Por Camilo Feres, Director de Estudios Sociales y Políticos de Azerta
Uno de los efectos permanentes de las pasadas elecciones ha sido la muerte de las dos grandes coaliciones que dieron forma política a la transición. En un declive progresivo, ambos conglomerados fueron perdiendo fuerza y vigencia en el mundo real, aunque mantuvieron por largo tiempo su hegemonía en sede política. En el ciclo de alternancia Bachelet-Piñera, ambos grupos pasaron a ser liderados por sus críticos internos (autoflagelantes en un caso y eso que se dio en llamar la nueva derecha, en el otro) e incluso uno intentó su ampliación -bajo el experimento de integrar al PC- con lo que fue la Nueva Mayoría.

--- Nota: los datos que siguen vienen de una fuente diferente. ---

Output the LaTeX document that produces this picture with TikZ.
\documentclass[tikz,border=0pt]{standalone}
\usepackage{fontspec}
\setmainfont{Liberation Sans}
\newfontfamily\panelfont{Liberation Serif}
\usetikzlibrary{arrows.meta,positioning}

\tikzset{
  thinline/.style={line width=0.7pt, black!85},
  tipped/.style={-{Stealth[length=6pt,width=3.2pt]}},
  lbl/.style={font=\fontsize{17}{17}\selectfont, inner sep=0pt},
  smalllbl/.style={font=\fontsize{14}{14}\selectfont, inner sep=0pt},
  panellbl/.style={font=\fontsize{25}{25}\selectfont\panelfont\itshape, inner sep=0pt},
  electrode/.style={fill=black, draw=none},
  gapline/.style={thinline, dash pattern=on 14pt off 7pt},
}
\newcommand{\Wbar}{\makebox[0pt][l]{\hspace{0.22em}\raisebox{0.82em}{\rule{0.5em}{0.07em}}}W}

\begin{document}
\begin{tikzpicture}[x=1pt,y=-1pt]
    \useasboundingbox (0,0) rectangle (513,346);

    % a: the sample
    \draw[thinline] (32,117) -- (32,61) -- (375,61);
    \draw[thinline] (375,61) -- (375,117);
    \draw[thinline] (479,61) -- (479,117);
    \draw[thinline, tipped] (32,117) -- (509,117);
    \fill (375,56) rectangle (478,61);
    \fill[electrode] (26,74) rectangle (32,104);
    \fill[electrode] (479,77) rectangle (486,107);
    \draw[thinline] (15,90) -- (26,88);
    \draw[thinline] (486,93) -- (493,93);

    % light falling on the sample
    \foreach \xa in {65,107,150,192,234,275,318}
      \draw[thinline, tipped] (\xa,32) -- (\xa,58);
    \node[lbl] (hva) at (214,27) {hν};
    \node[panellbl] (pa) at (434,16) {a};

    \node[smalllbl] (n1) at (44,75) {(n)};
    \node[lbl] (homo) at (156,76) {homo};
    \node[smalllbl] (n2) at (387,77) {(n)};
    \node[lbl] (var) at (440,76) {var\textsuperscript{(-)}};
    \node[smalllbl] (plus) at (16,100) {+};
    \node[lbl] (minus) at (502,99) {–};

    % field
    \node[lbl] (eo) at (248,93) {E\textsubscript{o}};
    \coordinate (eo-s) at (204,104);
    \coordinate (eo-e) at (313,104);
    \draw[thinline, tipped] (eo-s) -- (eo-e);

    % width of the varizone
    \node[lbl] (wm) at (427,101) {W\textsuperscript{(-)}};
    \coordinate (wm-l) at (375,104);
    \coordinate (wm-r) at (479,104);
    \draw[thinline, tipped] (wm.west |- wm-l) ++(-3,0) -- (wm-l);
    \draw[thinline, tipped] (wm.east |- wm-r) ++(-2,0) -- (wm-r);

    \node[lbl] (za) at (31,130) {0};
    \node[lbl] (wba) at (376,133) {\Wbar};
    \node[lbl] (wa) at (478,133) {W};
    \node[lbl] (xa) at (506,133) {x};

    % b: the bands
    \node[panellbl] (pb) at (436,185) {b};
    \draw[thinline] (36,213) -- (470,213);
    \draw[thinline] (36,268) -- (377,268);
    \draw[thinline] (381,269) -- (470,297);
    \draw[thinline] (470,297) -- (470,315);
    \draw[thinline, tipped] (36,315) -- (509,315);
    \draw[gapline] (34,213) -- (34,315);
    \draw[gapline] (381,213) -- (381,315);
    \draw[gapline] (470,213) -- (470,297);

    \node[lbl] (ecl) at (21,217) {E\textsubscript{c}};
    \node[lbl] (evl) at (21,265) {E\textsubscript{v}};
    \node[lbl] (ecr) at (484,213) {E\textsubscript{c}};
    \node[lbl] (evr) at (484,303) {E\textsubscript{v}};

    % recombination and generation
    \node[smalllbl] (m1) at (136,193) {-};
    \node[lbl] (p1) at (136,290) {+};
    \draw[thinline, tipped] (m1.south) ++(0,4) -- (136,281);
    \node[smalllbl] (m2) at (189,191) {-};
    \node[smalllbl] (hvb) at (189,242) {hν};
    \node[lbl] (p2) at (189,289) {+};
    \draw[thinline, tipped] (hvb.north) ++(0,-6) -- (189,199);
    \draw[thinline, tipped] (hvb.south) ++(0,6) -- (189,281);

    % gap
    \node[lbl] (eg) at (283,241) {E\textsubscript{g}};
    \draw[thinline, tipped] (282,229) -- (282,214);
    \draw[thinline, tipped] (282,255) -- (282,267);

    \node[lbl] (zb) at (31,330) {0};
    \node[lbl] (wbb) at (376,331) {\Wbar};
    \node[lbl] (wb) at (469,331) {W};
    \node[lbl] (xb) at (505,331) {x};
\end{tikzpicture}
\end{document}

Hoy, sin embargo, los vestigios de ambas coaliciones han pasado a ser absorbidos por fuerzas emergentes y de reemplazo, ubicadas en ambos casos en el borde exterior de sus nichos políticos. Así, las complicidades, historias comunes, los errores y aprendizajes de los conglomerados de referencia han debido resignarse a ser parte de una historia que, cuando se cuenta, es para evitar ser repetida y a ser meros acompañantes o adherentes de las candidaturas que quedaron vivas.
A las fuerzas emergentes, sin embargo, el testigo de la historia parece haberlos tomado por sorpresa. Cual más, cual menos, resulta evidente que ni Gabriel Boric ni José Antonio Kast se habían erigido como oferta pensando en la posibilidad de ser gobierno en esta pasada. Pero ahí están y, en breve lapso, han debido convertir una propuesta de nicho, destinada a irritar más que a convocar, en una apuesta de mayoría. Acá es donde han entrado a escena los que hasta ahora eran los grandes olvidados de la contienda: los programas.

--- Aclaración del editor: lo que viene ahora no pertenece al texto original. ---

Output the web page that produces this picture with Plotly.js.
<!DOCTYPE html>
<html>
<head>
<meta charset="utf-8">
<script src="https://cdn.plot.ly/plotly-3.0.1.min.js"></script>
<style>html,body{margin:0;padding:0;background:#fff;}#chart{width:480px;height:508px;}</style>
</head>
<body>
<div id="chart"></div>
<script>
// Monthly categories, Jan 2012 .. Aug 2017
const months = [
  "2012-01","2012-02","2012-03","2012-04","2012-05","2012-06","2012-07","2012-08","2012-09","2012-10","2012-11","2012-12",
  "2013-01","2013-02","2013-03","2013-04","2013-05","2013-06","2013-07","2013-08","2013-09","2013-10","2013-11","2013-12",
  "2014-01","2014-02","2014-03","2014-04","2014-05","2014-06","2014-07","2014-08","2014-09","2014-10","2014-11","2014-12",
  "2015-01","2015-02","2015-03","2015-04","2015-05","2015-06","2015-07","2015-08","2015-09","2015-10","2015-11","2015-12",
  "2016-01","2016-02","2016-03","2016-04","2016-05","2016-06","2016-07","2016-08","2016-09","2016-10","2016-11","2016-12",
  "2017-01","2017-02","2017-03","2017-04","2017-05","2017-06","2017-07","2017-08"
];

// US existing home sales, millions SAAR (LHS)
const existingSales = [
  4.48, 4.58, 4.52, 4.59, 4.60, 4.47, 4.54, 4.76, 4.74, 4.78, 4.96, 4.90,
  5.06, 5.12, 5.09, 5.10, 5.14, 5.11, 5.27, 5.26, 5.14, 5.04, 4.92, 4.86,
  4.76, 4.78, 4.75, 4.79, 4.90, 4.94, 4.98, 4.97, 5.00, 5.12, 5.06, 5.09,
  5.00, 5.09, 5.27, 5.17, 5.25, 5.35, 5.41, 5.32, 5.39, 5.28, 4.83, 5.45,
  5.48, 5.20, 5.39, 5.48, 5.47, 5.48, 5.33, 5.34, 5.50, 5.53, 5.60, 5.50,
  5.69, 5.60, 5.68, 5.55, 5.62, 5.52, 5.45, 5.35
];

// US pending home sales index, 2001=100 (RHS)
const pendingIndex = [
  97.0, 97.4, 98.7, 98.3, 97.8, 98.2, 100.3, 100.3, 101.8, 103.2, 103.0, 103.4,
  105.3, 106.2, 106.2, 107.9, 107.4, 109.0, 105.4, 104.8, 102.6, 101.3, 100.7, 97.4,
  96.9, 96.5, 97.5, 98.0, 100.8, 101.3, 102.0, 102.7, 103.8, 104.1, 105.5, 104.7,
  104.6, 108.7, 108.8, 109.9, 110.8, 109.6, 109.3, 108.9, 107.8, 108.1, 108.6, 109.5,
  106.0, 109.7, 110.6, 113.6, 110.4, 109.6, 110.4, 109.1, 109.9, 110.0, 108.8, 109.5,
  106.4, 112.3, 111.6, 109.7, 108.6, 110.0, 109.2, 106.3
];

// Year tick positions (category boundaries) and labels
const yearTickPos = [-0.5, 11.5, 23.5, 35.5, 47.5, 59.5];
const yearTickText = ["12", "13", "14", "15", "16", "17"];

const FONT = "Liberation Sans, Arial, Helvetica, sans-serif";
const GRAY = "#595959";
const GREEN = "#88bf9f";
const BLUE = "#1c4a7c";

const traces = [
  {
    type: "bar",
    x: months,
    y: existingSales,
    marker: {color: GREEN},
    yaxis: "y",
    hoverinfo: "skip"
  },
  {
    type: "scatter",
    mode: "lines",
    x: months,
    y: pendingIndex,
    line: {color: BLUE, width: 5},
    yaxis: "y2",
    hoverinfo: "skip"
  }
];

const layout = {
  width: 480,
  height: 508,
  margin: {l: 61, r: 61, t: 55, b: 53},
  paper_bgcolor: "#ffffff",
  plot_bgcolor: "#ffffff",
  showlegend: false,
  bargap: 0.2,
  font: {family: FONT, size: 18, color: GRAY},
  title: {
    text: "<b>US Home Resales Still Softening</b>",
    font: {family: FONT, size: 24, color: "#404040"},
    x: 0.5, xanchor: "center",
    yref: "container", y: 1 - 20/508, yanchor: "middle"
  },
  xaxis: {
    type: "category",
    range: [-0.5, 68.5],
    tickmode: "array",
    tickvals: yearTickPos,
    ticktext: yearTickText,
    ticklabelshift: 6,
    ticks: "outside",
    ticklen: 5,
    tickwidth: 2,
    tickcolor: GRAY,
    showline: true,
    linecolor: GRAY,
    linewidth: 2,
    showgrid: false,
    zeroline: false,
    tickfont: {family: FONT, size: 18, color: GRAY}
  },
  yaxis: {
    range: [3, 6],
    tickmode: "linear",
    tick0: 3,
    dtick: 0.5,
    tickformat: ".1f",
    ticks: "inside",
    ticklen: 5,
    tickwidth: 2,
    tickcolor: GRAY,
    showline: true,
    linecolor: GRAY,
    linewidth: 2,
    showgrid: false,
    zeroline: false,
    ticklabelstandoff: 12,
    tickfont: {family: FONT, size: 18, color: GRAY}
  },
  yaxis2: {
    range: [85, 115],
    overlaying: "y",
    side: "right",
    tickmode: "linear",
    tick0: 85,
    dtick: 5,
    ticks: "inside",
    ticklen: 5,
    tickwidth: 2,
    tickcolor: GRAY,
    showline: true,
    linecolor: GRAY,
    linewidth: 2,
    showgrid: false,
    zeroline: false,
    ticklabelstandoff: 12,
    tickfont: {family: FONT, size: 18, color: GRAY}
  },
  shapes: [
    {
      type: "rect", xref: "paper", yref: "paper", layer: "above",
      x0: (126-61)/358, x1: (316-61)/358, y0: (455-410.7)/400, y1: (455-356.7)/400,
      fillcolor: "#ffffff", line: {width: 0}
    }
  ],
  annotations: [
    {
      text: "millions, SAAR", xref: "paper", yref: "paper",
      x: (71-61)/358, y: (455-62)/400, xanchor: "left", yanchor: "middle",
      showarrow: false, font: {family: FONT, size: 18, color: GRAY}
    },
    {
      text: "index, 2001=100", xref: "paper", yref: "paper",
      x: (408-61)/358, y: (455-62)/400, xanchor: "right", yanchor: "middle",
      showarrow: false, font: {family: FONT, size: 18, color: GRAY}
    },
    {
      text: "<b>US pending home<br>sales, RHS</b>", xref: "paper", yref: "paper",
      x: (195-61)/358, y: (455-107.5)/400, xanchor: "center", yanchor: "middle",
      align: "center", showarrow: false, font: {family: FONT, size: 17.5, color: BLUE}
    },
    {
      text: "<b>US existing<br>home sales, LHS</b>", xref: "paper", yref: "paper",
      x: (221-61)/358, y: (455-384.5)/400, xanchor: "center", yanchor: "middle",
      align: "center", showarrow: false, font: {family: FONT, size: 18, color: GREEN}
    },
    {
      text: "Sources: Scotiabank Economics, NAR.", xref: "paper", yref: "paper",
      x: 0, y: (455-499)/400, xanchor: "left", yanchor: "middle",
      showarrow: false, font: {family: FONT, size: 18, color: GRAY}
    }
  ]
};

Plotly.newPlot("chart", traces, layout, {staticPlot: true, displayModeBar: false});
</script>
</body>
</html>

En esta particular elección los programas han dejado de ser la expresión de la propuesta del candidato hacia sus electores, el compromiso y la hoja de ruta de lo que éstos podían esperar de un futuro gobierno en caso de resultar electo y se han convertido más bien en un documento para la construcción de una alianza política provisional. Ese es el valor y el sentido de los programas de los actuales candidatos: un contrato entre socios que desconfían entre sí. Una prueba de amor, ahí donde prima el recelo.